### TASK PROMPT
Include the line containing "36000, 37300, 38400];" and all lines before it, repeated exactly from the listing below, without pictures.

### DATA EXCERPT
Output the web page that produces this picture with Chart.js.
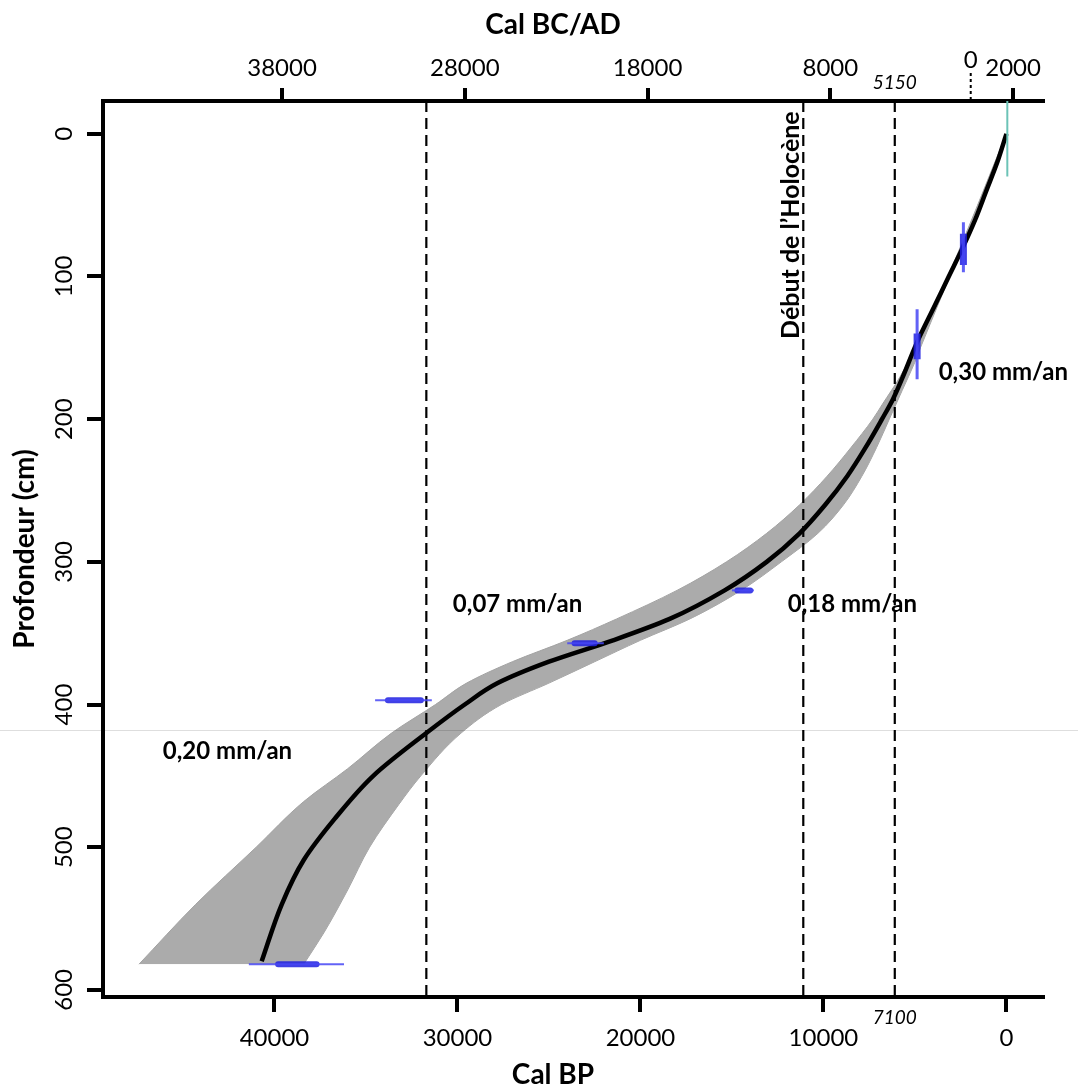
<!DOCTYPE html>
<html><head><meta charset="utf-8">
<script src="https://cdn.jsdelivr.net/npm/chart.js@4/dist/chart.umd.min.js"></script>
<style>html,body{margin:0;padding:0;background:#fff}canvas{display:block}</style>
</head><body>
<canvas id="c" width="1078" height="1087"></canvas>
<script>
// ---------- data ----------
const bpTicks = [0, 10000, 20000, 30000, 40000];
const bcadTicks = [-38000, -28000, -18000, -8000, 2000];
const depthTicks = [0, 100, 200, 300, 400, 500, 600];

// age-depth model (median)
const curveDepth = [0, 20, 40, 60, 81, 100, 120, 146, 170, 186, 200, 220, 240, 260, 280, 300, 320, 340, 355, 370, 385, 400, 420, 450, 480, 509, 540, 580];
const curveAge   = [0, 500, 1100, 1700, 2430, 3150, 3900, 4880, 5650, 6200, 6800, 7700, 8700, 9900, 11300, 13100, 15400, 18400, 21500, 25000, 27800, 29600, 31700, 34600, 36700, 38400, 39600, 40700];

// uncertainty envelope
const olderDepth = [0, 100, 150, 170, 190, 200, 220, 240, 260, 280, 300, 320, 340, 355, 370, 385, 400, 420, 445, 468, 500, 540, 582];
const olderAge   = [0, 3200, 5000, 5800, 6800, 7300, 8500, 9800, 11300, 13100, 15300, 18000, 21300, 24000, 27000, 29500, 31200, 33600, 36000, 38400, 41000, 44300, 47400];
const youngerDepth = [0, 100, 150, 160, 180, 200, 220, 240, 260, 280, 300, 320, 340, 355, 370, 385, 400, 420, 450, 470, 500, 530, 560, 582];
const youngerAge   = [0, 3100, 4700, 5000, 5700, 6400, 7100, 7900, 8900, 10300, 12300, 14500, 17300, 20000, 22500, 25000, 27600, 29800, 32000, 33200, 34800, 36000, 37300, 38400];

// calibrated dates drawn horizontally
const hDateDepth = [320, 357, 397, 582];
const hDateMin95 = [13800, 22000, 31400, 36200];
const hDateMax95 = [15000, 24000, 34500, 41400];
const hDateMin68 = [14000, 22500, 32000, 37700];
const hDateMax68 = [14700, 23600, 33800, 39800];
// calibrated dates drawn vertically
const vDateAge   = [2350, 4880];
const vDateTop95 = [62, 123];
const vDateBot95 = [97, 172];
const vDateTop68 = [70, 140];
const vDateBot68 = [92, 158];

// surface marker
const surfaceAge = -50;
const surfaceDepth = [-23, 30];

// dashed reference lines (Cal BP)
const refLineAges = [31700, 11100, 6100];
const holoceneLabel = 'Début de l’Holocène';
const holoceneLabelDepth = 64;
const markerTopLabel = '5150';
const markerBottomLabel = '7100';
const zeroADinBP = 1950;

// accumulation-rate labels
const rateLabels = ['0,30 mm/an', '0,18 mm/an', '0,07 mm/an', '0,20 mm/an'];
const rateAge    = [3700, 11950, 30250, 46100];
const rateDepth  = [167, 330, 330, 433];

const faintLineDepth = 418;
const bottomTitle = 'Cal BP';
const topTitle = 'Cal BC/AD';
const leftTitle = 'Profondeur (cm)';

// scale ranges
const bpMin = -2000, bpMax = 49370;
const adMin = -47797, adMax = 3639;
const depthMin = -23, depthMax = 605;

// ---------- build ----------
const FONT = 'Lato, "Open Sans", sans-serif';
Chart.defaults.font.family = FONT;
const pts = (xs, ys) => xs.map((v, i) => ({x: v, y: ys[i]}));
const BLUE_THIN = 'rgba(70,70,245,0.85)';
const BLUE_THICK = 'rgba(30,30,225,0.85)';

const datasets = [];
datasets.push({data: pts(olderAge, olderDepth), borderColor: '#a2a2a2', borderWidth: 1,
  backgroundColor: '#ababab', fill: '+1', pointRadius: 0, order: 10, cubicInterpolationMode: 'monotone'});
datasets.push({data: pts(youngerAge, youngerDepth), borderColor: '#a2a2a2', borderWidth: 1,
  fill: false, pointRadius: 0, order: 10, cubicInterpolationMode: 'monotone'});
datasets.push({data: pts(curveAge, curveDepth), borderColor: '#000', borderWidth: 4.5,
  fill: false, pointRadius: 0, order: 5, cubicInterpolationMode: 'monotone'});
refLineAges.forEach(a => datasets.push({data: [{x: a, y: depthMin}, {x: a, y: depthMax}],
  borderColor: '#000', borderWidth: 2.2, borderDash: [11, 6], pointRadius: 0, fill: false, order: 3}));
datasets.push({data: [{x: surfaceAge, y: surfaceDepth[0]}, {x: surfaceAge, y: surfaceDepth[1]}],
  borderColor: '#6cc3b7', borderWidth: 2, pointRadius: 0, fill: false, order: 2});
hDateDepth.forEach((d, i) => {
  datasets.push({data: [{x: hDateMin95[i], y: d}, {x: hDateMax95[i], y: d}], borderColor: BLUE_THIN,
    borderWidth: 2, pointRadius: 0, fill: false, order: 1});
  datasets.push({data: [{x: hDateMin68[i], y: d}, {x: hDateMax68[i], y: d}], borderColor: BLUE_THICK,
    borderWidth: 6, pointRadius: 0, fill: false, order: 1, borderCapStyle: 'round'});
});
vDateAge.forEach((a, i) => {
  datasets.push({data: [{x: a, y: vDateTop95[i]}, {x: a, y: vDateBot95[i]}], borderColor: BLUE_THIN,
    borderWidth: 3, pointRadius: 0, fill: false, order: 1});
  datasets.push({data: [{x: a, y: vDateTop68[i]}, {x: a, y: vDateBot68[i]}], borderColor: BLUE_THICK,
    borderWidth: 7, pointRadius: 0, fill: false, order: 1});
});

const overlay = {
  id: 'overlay',
  afterDraw(chart) {
    const {ctx, chartArea: ca, scales} = chart;
    const xs = scales.x, ys = scales.y;
    ctx.save();
    const yl = Math.round(ys.getPixelForValue(faintLineDepth)) + 0.5;
    ctx.strokeStyle = 'rgba(0,0,0,0.13)'; ctx.lineWidth = 1;
    ctx.beginPath(); ctx.moveTo(0, yl); ctx.lineTo(chart.width, yl); ctx.stroke();

    ctx.fillStyle = '#000'; ctx.textAlign = 'center'; ctx.textBaseline = 'middle';
    ctx.font = 'bold 28px ' + FONT;
    const cx = (ca.left + ca.right) / 2 - 20;
    ctx.fillText(bottomTitle, cx, chart.height - 12);
    ctx.fillText(topTitle, cx, 25);

    const x0 = xs.getPixelForValue(zeroADinBP);
    ctx.strokeStyle = '#000'; ctx.lineWidth = 2; ctx.setLineDash([3, 3]);
    ctx.beginPath(); ctx.moveTo(x0, ca.top - 28); ctx.lineTo(x0, ca.top); ctx.stroke();
    ctx.setLineDash([]);
    ctx.font = '24px ' + FONT;
    ctx.fillText('0', x0, ca.top - 41);

    const xr = xs.getPixelForValue(refLineAges[2]);
    ctx.font = 'italic 19px ' + FONT;
    ctx.fillText(markerTopLabel, xr, ca.top - 18);
    ctx.fillText(markerBottomLabel, xr, ca.bottom + 21);

    ctx.font = 'bold 24px ' + FONT; ctx.textAlign = 'left';
    rateLabels.forEach((t, i) => ctx.fillText(t, xs.getPixelForValue(rateAge[i]), ys.getPixelForValue(rateDepth[i])));

    ctx.save();
    ctx.font = 'bold 25px ' + FONT;
    ctx.translate(xs.getPixelForValue(refLineAges[1]) - 12, ys.getPixelForValue(holoceneLabelDepth));
    ctx.rotate(-Math.PI / 2); ctx.textAlign = 'center';
    ctx.fillText(holoceneLabel, 0, 0);
    ctx.restore();
    ctx.restore();
  }
};

const gridOpts = len => ({display: true, drawOnChartArea: false, drawTicks: true, tickLength: len,
  tickWidth: 4, lineWidth: 4, tickColor: '#000', color: '#000'});
const borderOpts = {display: true, color: '#000', width: 4};

new Chart(document.getElementById('c'), {
  type: 'line',
  data: {datasets},
  plugins: [overlay],
  options: {
    responsive: false, animation: false, indexAxis: 'y',
    layout: {padding: {left: 0, right: 35, top: 0, bottom: 0}},
    plugins: {legend: {display: false}, tooltip: {enabled: false}},
    elements: {line: {tension: 0}},
    scales: {
      x: {type: 'linear', axis: 'x', position: 'bottom', reverse: true, min: bpMin, max: bpMax,
        afterBuildTicks: s => { s.ticks = bpTicks.map(v => ({value: v})); },
        afterFit: s => { s.height = 90; },
        grid: gridOpts(15), border: borderOpts,
        ticks: {font: {family: FONT, size: 24}, color: '#000', padding: 12, maxRotation: 0, minRotation: 0, autoSkip: false,
          callback: v => String(v)}},
      x2: {type: 'linear', axis: 'x', position: 'top', min: adMin, max: adMax,
        afterBuildTicks: s => { s.ticks = bcadTicks.map(v => ({value: v})); },
        afterFit: s => { s.height = 101; },
        grid: gridOpts(13), border: borderOpts,
        ticks: {font: {family: FONT, size: 24}, color: '#000', padding: 5, maxRotation: 0, minRotation: 0, autoSkip: false,
          callback: v => String(Math.abs(v))}},
      y: {type: 'linear', axis: 'y', position: 'left', reverse: true, min: depthMin, max: depthMax,
        afterBuildTicks: s => { s.ticks = depthTicks.map(v => ({value: v})); },
        afterFit: s => { s.width = 103; },
        grid: gridOpts(16), border: borderOpts,
        ticks: {font: {family: FONT, size: 24}, color: '#000', padding: 2, minRotation: 90, maxRotation: 90,
          crossAlign: 'center', autoSkip: false, callback: v => String(v)},
        title: {display: true, text: leftTitle, color: '#000', font: {family: FONT, size: 28, weight: 'bold'},
          padding: {top: 8, bottom: 0}}}
    }
  }
});
</script>
</body></html>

### SOLUTION FOR THIS EXERCISE
Output the web page that produces this picture with Chart.js.
<!DOCTYPE html>
<html><head><meta charset="utf-8">
<script src="https://cdn.jsdelivr.net/npm/chart.js@4/dist/chart.umd.min.js"></script>
<style>html,body{margin:0;padding:0;background:#fff}canvas{display:block}</style>
</head><body>
<canvas id="c" width="1078" height="1087"></canvas>
<script>
// ---------- data ----------
const bpTicks = [0, 10000, 20000, 30000, 40000];
const bcadTicks = [-38000, -28000, -18000, -8000, 2000];
const depthTicks = [0, 100, 200, 300, 400, 500, 600];

// age-depth model (median)
const curveDepth = [0, 20, 40, 60, 81, 100, 120, 146, 170, 186, 200, 220, 240, 260, 280, 300, 320, 340, 355, 370, 385, 400, 420, 450, 480, 509, 540, 580];
const curveAge   = [0, 500, 1100, 1700, 2430, 3150, 3900, 4880, 5650, 6200, 6800, 7700, 8700, 9900, 11300, 13100, 15400, 18400, 21500, 25000, 27800, 29600, 31700, 34600, 36700, 38400, 39600, 40700];

// uncertainty envelope
const olderDepth = [0, 100, 150, 170, 190, 200, 220, 240, 260, 280, 300, 320, 340, 355, 370, 385, 400, 420, 445, 468, 500, 540, 582];
const olderAge   = [0, 3200, 5000, 5800, 6800, 7300, 8500, 9800, 11300, 13100, 15300, 18000, 21300, 24000, 27000, 29500, 31200, 33600, 36000, 38400, 41000, 44300, 47400];
const youngerDepth = [0, 100, 150, 160, 180, 200, 220, 240, 260, 280, 300, 320, 340, 355, 370, 385, 400, 420, 450, 470, 500, 530, 560, 582];
const youngerAge   = [0, 3100, 4700, 5000, 5700, 6400, 7100, 7900, 8900, 10300, 12300, 14500, 17300, 20000, 22500, 25000, 27600, 29800, 32000, 33200, 34800, 36000, 37300, 38400];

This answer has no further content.